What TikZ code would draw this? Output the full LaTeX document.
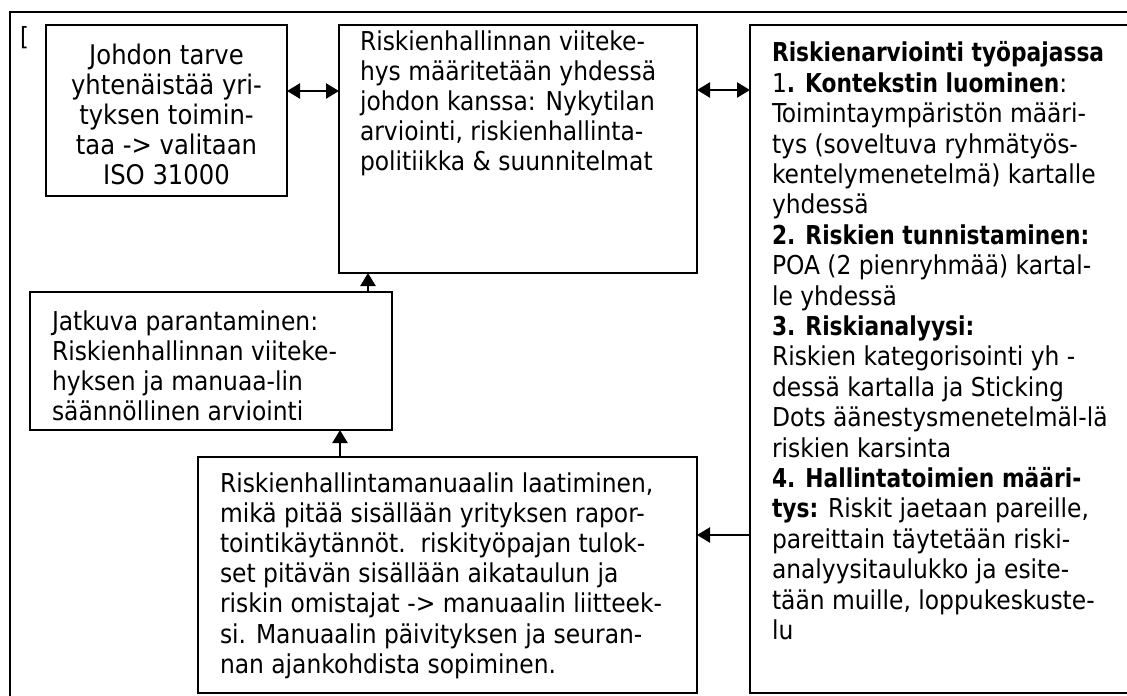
\documentclass[tikz,border=0pt]{standalone}
\usepackage{fontspec}
\setmainfont{DejaVu Sans Condensed}[BoldFont={DejaVu Sans Condensed Bold},
  BoldFeatures={FakeStretch=0.93}]
\usetikzlibrary{arrows.meta}
\begin{document}
\begin{tikzpicture}[x=1pt,y=-1pt,
  >={Triangle[length=13pt,width=15pt]},
  panel/.style={draw=black, line width=1.9pt, inner sep=0pt, outer sep=0pt, anchor=north west},
  frame/.style={draw=black, line width=2.8pt, inner sep=0pt, outer sep=0pt, anchor=north west},
  body/.style={inner sep=0pt, outer sep=0pt, align=left, anchor=north west,
    font=\fontsize{26}{30.2}\selectfont},
  conn/.style={draw=black, line width=2.3pt}]
\useasboundingbox (0,0) rectangle (1127,696);
\fill[white] (0,0) rectangle (1127,696);
\clip (0,0) rectangle (1127,696);

% outer page frame
\node[frame, minimum width=1200pt, minimum height=720pt] (outer) at (10,12) {};
\node[inner sep=0pt, anchor=base west] (brk) at (20,45)
  {\fontsize{25}{29}\selectfont\symbol{91}};

% boxes
\node[panel, minimum width=241pt, minimum height=171pt] (b1) at (46,25) {};
\node[panel, minimum width=358pt, minimum height=248pt] (b2) at (339,25) {};
\node[panel, minimum width=420pt, minimum height=668pt] (b3) at (750,25) {};
\node[panel, minimum width=362pt, minimum height=138pt] (b4) at (30,292) {};
\node[panel, minimum width=499pt, minimum height=236pt] (b5) at (198,457) {};

% texts
\node[body, align=center, anchor=north, font=\fontsize{27}{29.8}\selectfont] (t1) at (166.5,44.1)
{\strut Johdon tarve\\yhtenäistää yri-\\tyksen toimin-\\taa -> valitaan\\ISO 31000};

\node[body] (t2) at (360,28.9) {\strut Riskienhallinnan viiteke-\\
hys määritetään yhdessä\\johdon kanssa: Nykytilan\\arviointi, riskienhallinta-\\
politiikka \& suunnitelmat};

\node[body, font=\fontsize{26}{30.4}\selectfont] (t3) at (772,40.7) {\strut\textbf{Riskienarviointi työpajassa}\\
1\textbf{. Kontekstin luominen}:\\
Toimintaympäristön määri-\\
tys (soveltuva ryhmätyös-\\
kentelymenetelmä) kartalle\\
yhdessä\\
\textbf{2. Riskien tunnistaminen:}\\
POA (2 pienryhmää) kartal-\\
le yhdessä\\
\textbf{3. Riskianalyysi:}\\
Riskien kategorisointi yh -\\
dessä kartalla ja Sticking\\
Dots äänestysmenetelmäl-lä\\
riskien karsinta\\
\textbf{4. Hallintatoimien määri-}\\
\textbf{tys:} Riskit jaetaan pareille,\\
pareittain täytetään riski-\\
analyysitaulukko ja esite-\\
tään muille, loppukeskuste-\\
lu};

\node[body] (t4) at (52,308.9) {\strut Jatkuva parantaminen:\\
Riskienhallinnan viiteke-\\hyksen ja manuaa-lin\\säännöllinen arviointi};

\node[body] (t5) at (220,470.9) {\strut Riskienhallintamanuaalin laatiminen,\\
mikä pitää sisällään yrityksen rapor-\\
tointikäytännöt.\ \ riskityöpajan tulok-\\
set pitävän sisällään aikataulun ja\\
riskin omistajat -> manuaalin liitteek-\\
si. Manuaalin päivityksen ja seuran-\\
nan ajankohdista sopiminen.};

% connectors
\draw[conn, <->] (b1.east |- 0,91) -- (b2.west |- 0,91);
\draw[conn, <->] (b2.east |- 0,90) -- (b3.west |- 0,90);
\draw[conn, ->] (b4.north -| 368,0) -- (b2.south -| 368,0);
\draw[conn, ->] (b5.north -| 340,0) -- (b4.south -| 340,0);
\draw[conn, ->] (b3.west |- 0,535) -- (b5.east |- 0,535);
\end{tikzpicture}
\end{document}
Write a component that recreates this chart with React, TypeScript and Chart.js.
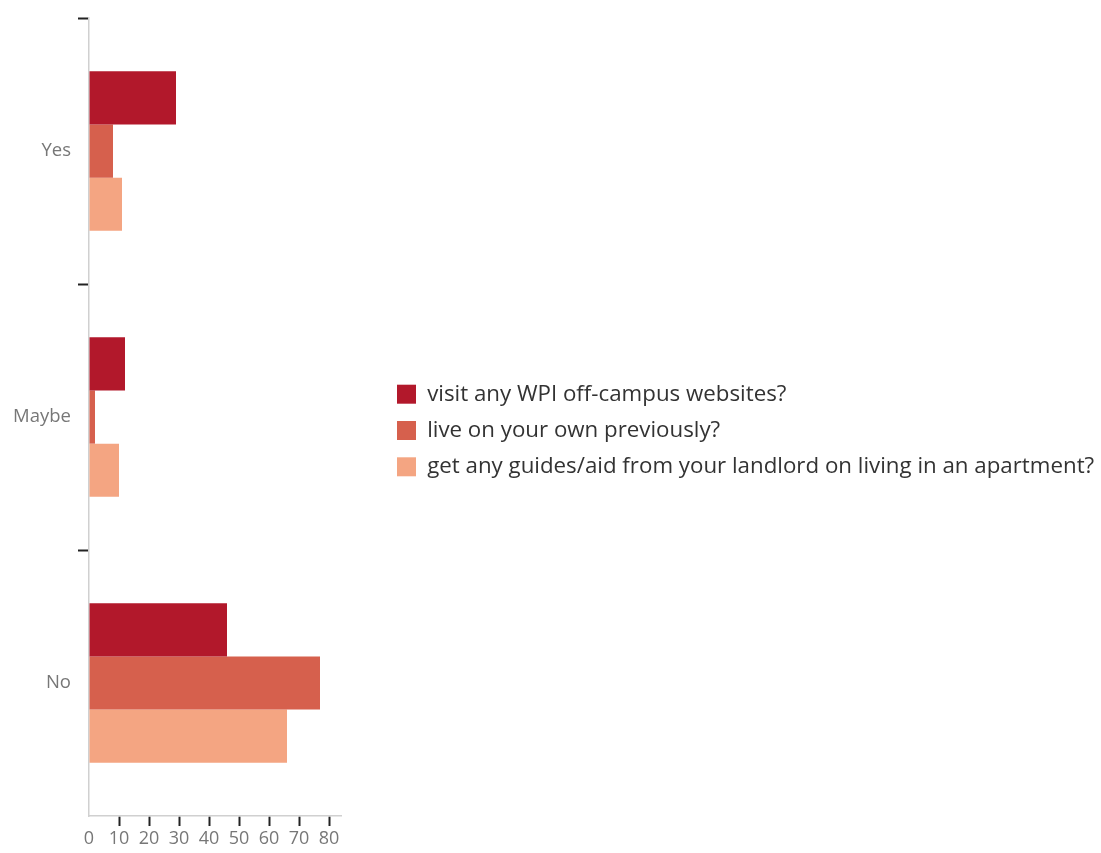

= = = = = = =

REQUIREMENT: Looking at the data above, show all lines where the word "this" occurs.

THE RESULT:
What TikZ code would draw this? Output the full LaTeX document.
Write a component that recreates this chart with React, TypeScript and Chart.js.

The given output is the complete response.